T-Mobile is having a rough year. Back in May, security researchers discovered an open API that could allow attackers to siphon off sensitive customer information. Now, just a few weeks ago, T-Mobile disclosed that that on August 20th their security team found unauthorized users retrieving data from T-Mobile servers. At this time, they believe over 2 million accounts were compromised. MetroPCS, a subsidiary of T-Mobile, was affected as well. Since this is a developing story it’s possible that the full extent of this breach hasn’t been discovered.

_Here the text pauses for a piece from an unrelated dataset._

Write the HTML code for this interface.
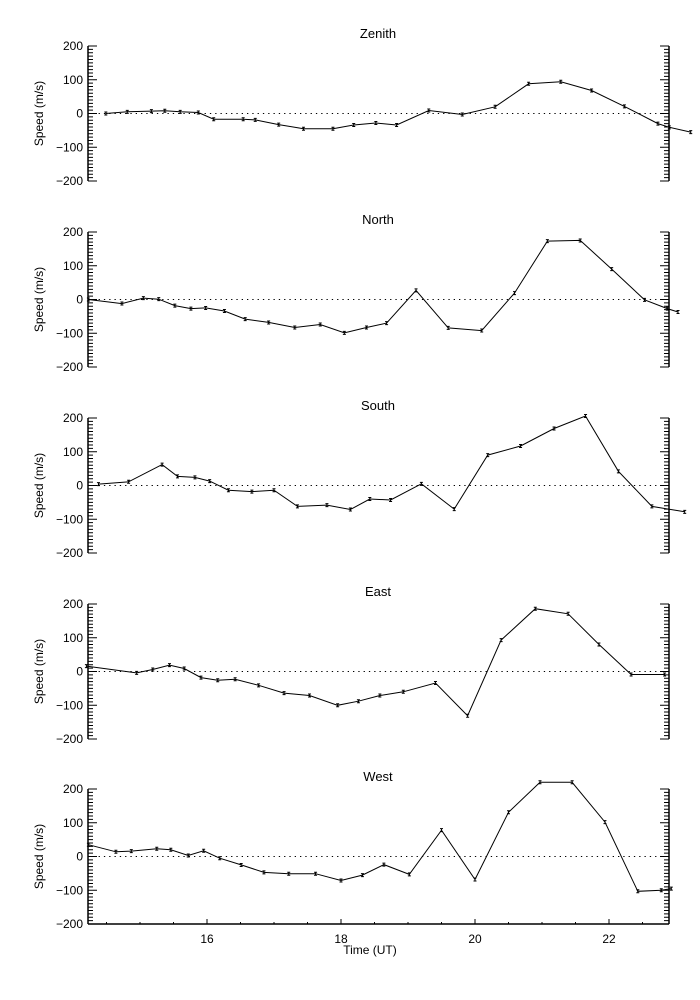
<!DOCTYPE html>
<html><head><meta charset="utf-8"><style>
html,body{margin:0;padding:0;background:#fff;}
svg{display:block;font-family:"Liberation Sans",sans-serif;}
</style></head><body>
<svg id="chart" width="700" height="1000" viewBox="0 0 700 1000" xmlns="http://www.w3.org/2000/svg"></svg>
<script>
const panelNames = ["Zenith","North","South","East","West"];
const xTickLabels = [16,18,20,22];
const yTickLabels = [200,100,0,-100,-200];
const zenithTimes = [14.49,14.81,15.17,15.37,15.60,15.87,16.10,16.54,16.72,17.07,17.44,17.88,18.19,18.52,18.83,19.31,19.81,20.30,20.80,21.28,21.74,22.23,22.73,22.90,23.22];
const zenithValues = [0,5,7,8,5,3,-17,-17,-19,-33,-45,-45,-34,-28,-34,9,-3,20,88,94,68,21,-30,-41,-55];
const northTimes = [14.23,14.73,15.05,15.28,15.52,15.76,15.98,16.26,16.57,16.92,17.31,17.69,18.05,18.38,18.68,19.12,19.60,20.10,20.59,21.08,21.57,22.04,22.53,22.87,23.03];
const northValues = [0,-12,4,1,-18,-27,-25,-34,-58,-68,-83,-74,-99,-83,-70,27,-84,-92,19,173,175,90,-1,-27,-37];
const southTimes = [14.38,14.83,15.33,15.56,15.82,16.04,16.32,16.67,17.00,17.35,17.79,18.14,18.43,18.74,19.20,19.69,20.19,20.68,21.18,21.65,22.14,22.64,23.13];
const southValues = [4,11,62,27,24,13,-14,-18,-14,-62,-58,-71,-40,-43,5,-70,90,117,169,206,42,-62,-78];
const eastTimes = [14.20,14.95,15.19,15.44,15.66,15.91,16.16,16.42,16.77,17.15,17.53,17.95,18.26,18.58,18.93,19.41,19.89,20.39,20.90,21.39,21.85,22.33,22.83];
const eastValues = [16,-4,6,19,9,-18,-26,-23,-41,-64,-71,-100,-88,-71,-60,-34,-131,93,186,171,80,-9,-9];
const westTimes = [14.23,14.64,14.87,15.25,15.46,15.72,15.95,16.19,16.51,16.85,17.22,17.62,18.00,18.32,18.64,19.02,19.50,20.00,20.50,20.97,21.45,21.94,22.43,22.78,22.93];
const westValues = [35,14,16,23,20,3,17,-5,-25,-47,-51,-51,-71,-55,-24,-53,78,-68,131,220,220,102,-103,-100,-95];
const allTimes = [zenithTimes,northTimes,southTimes,eastTimes,westTimes];
const allValues = [zenithValues,northValues,southValues,eastValues,westValues];

const NS="http://www.w3.org/2000/svg";
const svg=document.getElementById('chart');
const X0=88, X1=669;
const panelTops=[46,232,418,604,789];
const PH=135;
function xScale(t){return 207+(t-16)*67;}
function yScale(v,top){return top+(200-v)*PH/400;}
function mk(tag,attrs,parent){const e=document.createElementNS(NS,tag);for(const k in attrs)e.setAttribute(k,attrs[k]);(parent||svg).appendChild(e);return e;}

panelNames.forEach((name,p)=>{
  const top=panelTops[p];
  const g=mk('g',{});
  
  
  const title=mk('text',{x:378,y:top-8,'text-anchor':'middle','font-size':13},g);
  title.textContent=name;
  
  
  const la=mk('line',{x1:X0,y1:top,x2:X0,y2:top+PH,stroke:'#000','stroke-width':1.5},g);
  
  
  const ra=mk('line',{x1:X1,y1:top,x2:X1,y2:top+PH,stroke:'#000','stroke-width':1.5},g);
  
  
  for(let v=-200;v<=200;v+=10){
    const y=yScale(v,top);
    const L=(v%100===0)?9:5;
    const t1=mk('line',{x1:X0,y1:y,x2:X0+L,y2:y,stroke:'#000','stroke-width':1},g);
    
    
    const t2=mk('line',{x1:X1,y1:y,x2:X1-L,y2:y,stroke:'#000','stroke-width':1},g);
    
    
  }
  yTickLabels.forEach(v=>{
    const tx=mk('text',{x:83,y:yScale(v,top)+4,'text-anchor':'end','font-size':12},g);
    tx.textContent=(v<0?'\u2212'+(-v):String(v));
    
    
  });
  const yt=mk('text',{x:0,y:0,'text-anchor':'middle','font-size':12,transform:`translate(43,${top+PH/2}) rotate(-90)`},g);
  yt.textContent='Speed (m/s)';
  
  
  const zl=mk('line',{x1:X0,y1:yScale(0,top),x2:X1,y2:yScale(0,top),stroke:'#000','stroke-width':1,'stroke-dasharray':'1.3,4'},g);
  
  
  const ts=allTimes[p], vs=allValues[p];
  const pts=ts.map((t,i)=>xScale(t).toFixed(1)+','+yScale(vs[i],top).toFixed(1)).join(' ');
  const pl=mk('polyline',{points:pts,fill:'none',stroke:'#000','stroke-width':1},g);
  
  
  ts.forEach((t,i)=>{
    const x=xScale(t), y=yScale(vs[i],top);
    const m=mk('path',{d:`M${x-1.5},${y-1.5}H${x+1.5}M${x},${y-1.5}V${y+1.5}M${x-1.5},${y+1.5}H${x+1.5}`,stroke:'#000','stroke-width':1,fill:'none'},g);
    
    
  });
});
const bt=panelTops[4]+PH;
const xa=mk('line',{x1:X0,y1:bt,x2:X1,y2:bt,stroke:'#000','stroke-width':1.5});


for(let t=14.5;t<=22.9;t+=0.5){
  const major=xTickLabels.indexOf(t)>=0;
  const tk=mk('line',{x1:xScale(t),y1:bt,x2:xScale(t),y2:bt-(major?5:2),stroke:'#000','stroke-width':1});
  
  
}
xTickLabels.forEach(t=>{
  const tx=mk('text',{x:xScale(t),y:bt+19,'text-anchor':'middle','font-size':12});
  tx.textContent=String(t);
  
  
});
const xt=mk('text',{x:370,y:bt+30,'text-anchor':'middle','font-size':12});
xt.textContent='Time (UT)';


</script>
</body></html>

At first T-Mobile made it clear that no financial data (including credit card numbers), social security numbers, or passwords were compromised. Only names, addresses, emails, and phone numbers were captured. However, T-Mobile later said the “encrypted passwords” were stolen. When asked why they didn’t explain this earlier a spokesman for T-Mobile said it was because the clear text passwords were not compromised. Researchers who have investigated the encrypted passwords have said they are simple MD5 hashes that can be easily broken. Also, if you were the victim of a previous breach your phone number can be used to aggregate your information between this breach and the previous one.

No information on how the breach was made or discovered was released. A Reddit user, who has been verified as a T-Mobile employee by Reddit, said, “Any account that still had not added a pin was affected.”

Users on the same post were also saying they had previously set up a pin. Perhaps only users who have not set up a pin (or if the hackers were able to get the users pin/SSN) were affected. If true, we can glean a little more into what happened during the breach and how the servers were compromised.

This breach is probably going to cause an increase in unauthorized phone porting, where a user’s phone number gets transferred to another phone without authorization. If you have a T-Mobile account I recommend changing your password. T-Mobile does offer SMS 2-factor authentication. While SMS 2FA is not the best, until a token-based 2FA is set up I recommend using this SMS method to further secure your account.